Впрочем, поговорим не о пустынях, а о садах, не о смерти, а о спасении. Каков Сурков сам в себе и сам для себя? Каково ему там, внутри себя, в темнице тела своего? Ему, который есть то ли воплощенный Дух пустыни, то ли бредущий по ней изможденный странник, сам молящий о глотке воды?
СПАСЕНИЕ ДЕМИУРГА
Так вот, на этом фоне уже не кажется странным, что Натан Юрьевич начинает разговор о таком, казалось бы, абстрактном для него предмете, как спасение.
А вот то, что он постулирует это спасение, как явление, уже почти свершившееся — вот это немного странно. Впрочем, странно лишь с самого что ни на есть первого взгляда.

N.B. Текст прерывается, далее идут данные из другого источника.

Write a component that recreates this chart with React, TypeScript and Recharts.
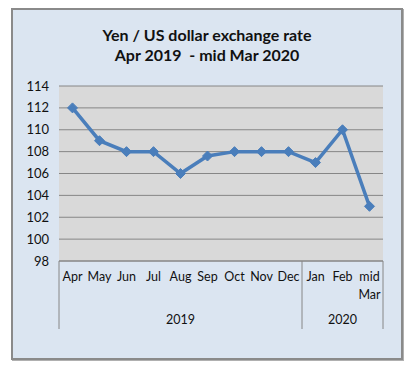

В этой чудесной обреченности на спасение слышатся мне даже некие кальвинистские перезвоны… Предопределение-де, электы… Знаем-с. Однако нет, это не кальвинизм. Или — скажем так — не совсем кальвинизм (немножко кальвинизма на самом дне все-таки можно наскрести — куда ж без этого, кто ж из интеллектуалов-то наших Кальвином преподобным не грешил?).
Тут что-то значительно более глубокое — чего от Натана (и Владислава) Юрьевича вроде как и не ожидаешь…
Главное в романе спрятано среди строк. Главное — это преображение. И оно сжато в несколько предложений и плотно сбитых параграфов.